This is a review of ‘An Entire History of You’ from a sci-fi TV series ‘Black Mirror’ by Nonny of Class X (2017). It gives us a disconcerting glimpse of the future world and the changes technology might bring into our lives.
In today’s world, technology has become such an all-pervasive force that it knows more about us than we do ourselves. In the world of the future, it might start to play an even greater role. ‘The Entire History of You’, an episode in the TV series ‘Black Mirror’, shows such a future. In this world, everybody has a memory implant called a ‘grain’, a device that records everything they do, see, and hear.
The main character in this episode is Liam Foxwell, a well-to-do lawyer working in a corporate job. His life is a typical modern one- he worries about his next promotion, complains about his boss, and has the occasional quarrel with his wife, Fion. The episode opens with a scene at Liam’s office where he is getting an appraisal, and then proceeds to a dinner party with some of his friends. Liam isn’t particularly fond of one of the people he meets in the group, Jonas, an old friend of his wife.
Like the modern smartphone, the ‘grain’ is the most all-important piece of technology in this imaginary future. It is used for security in airports, for payment in cabs, and for monitoring health conditions.
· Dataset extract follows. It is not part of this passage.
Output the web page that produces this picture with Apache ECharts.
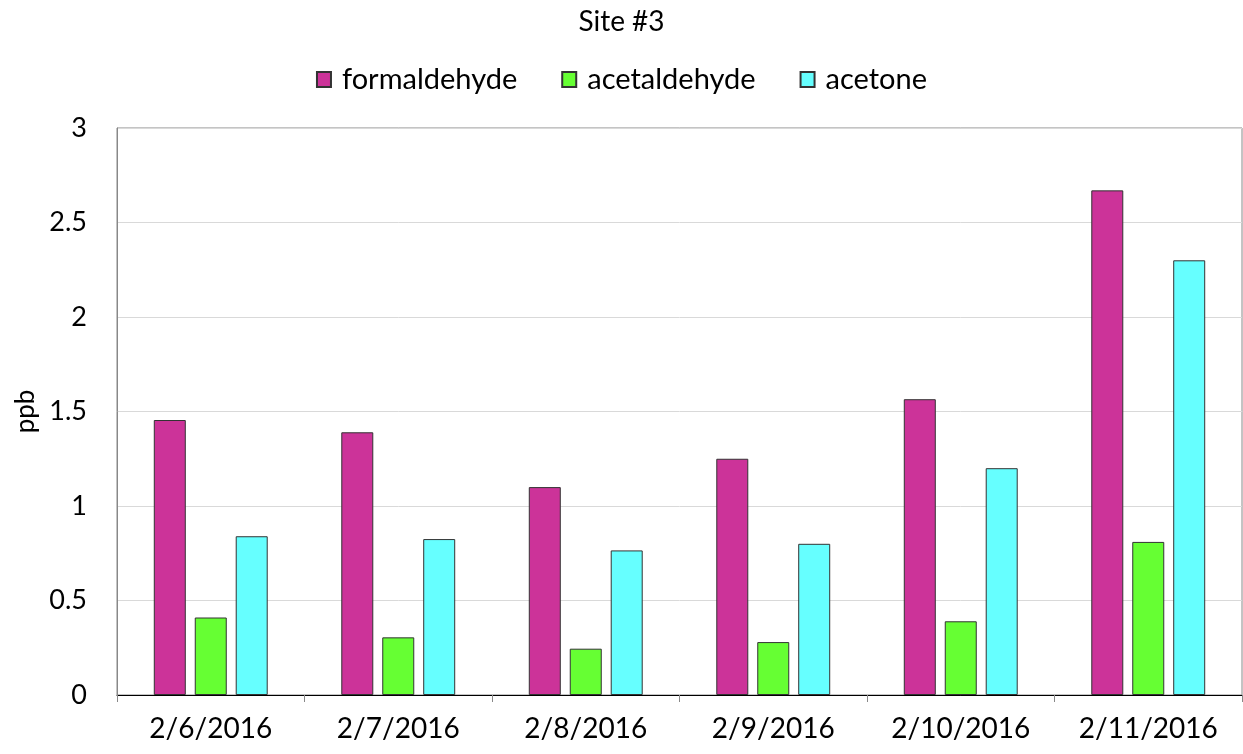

Just like we tend to forget our surroundings, our worlds consumed by our smartphones, we see the inhabitants of this future world ignoring the present and endlessly using their grains to replay memories from the past.
As innovations like these envelope the world, there is little choice that we have. It is not within our power to refuse to accept them. As individuals, life in a world that we can’t keep up with is near to impossible. One of the characters in this episode, Helen, did not have a grain. After an incident when her grain was stolen and sold, she chose not to get a new implant. In a world where the grain was used for almost everything- from playing redos of the past to personal safety- not having one made life much more difficult. In another scene of the episode, we see the police refusing to accept Helen as a witness in a case of physical assault because she could not show the re-do of the event. If we fail to keep pace with each of the innovations that slowly start to change the world, all of those changes will eventually render us obsolete.
As the episode goes on, Liam replays the scenes from the dinner party several times. Each viewing makes him more and more uneasy- the way his wife looked at Jonas at the dinner table, how she laughed at his jokes, the subtle ways in which her behaviour changed when Liam entered the room. Each further replay continues to haunt him, leading up to the final confrontation at the end of the episode.
‘The Entire History of You’ shows that however powerful human beings become, however much the world changes, human nature will not change. Our primordial instincts of insecurity and jealousy will continue to dictate our lives, in spite of living in times of unparalleled prosperity and power. In fact, as technology gives us power and makes information more accessible, it enables us to act on those primordial instincts rather than curbing them.
Technology might make our lives more convenient, making us richer and more powerful. But is that really worth it if we spend our lives haunted by doubt and suspicion, fuelled by all the knowledge and power that it can give us?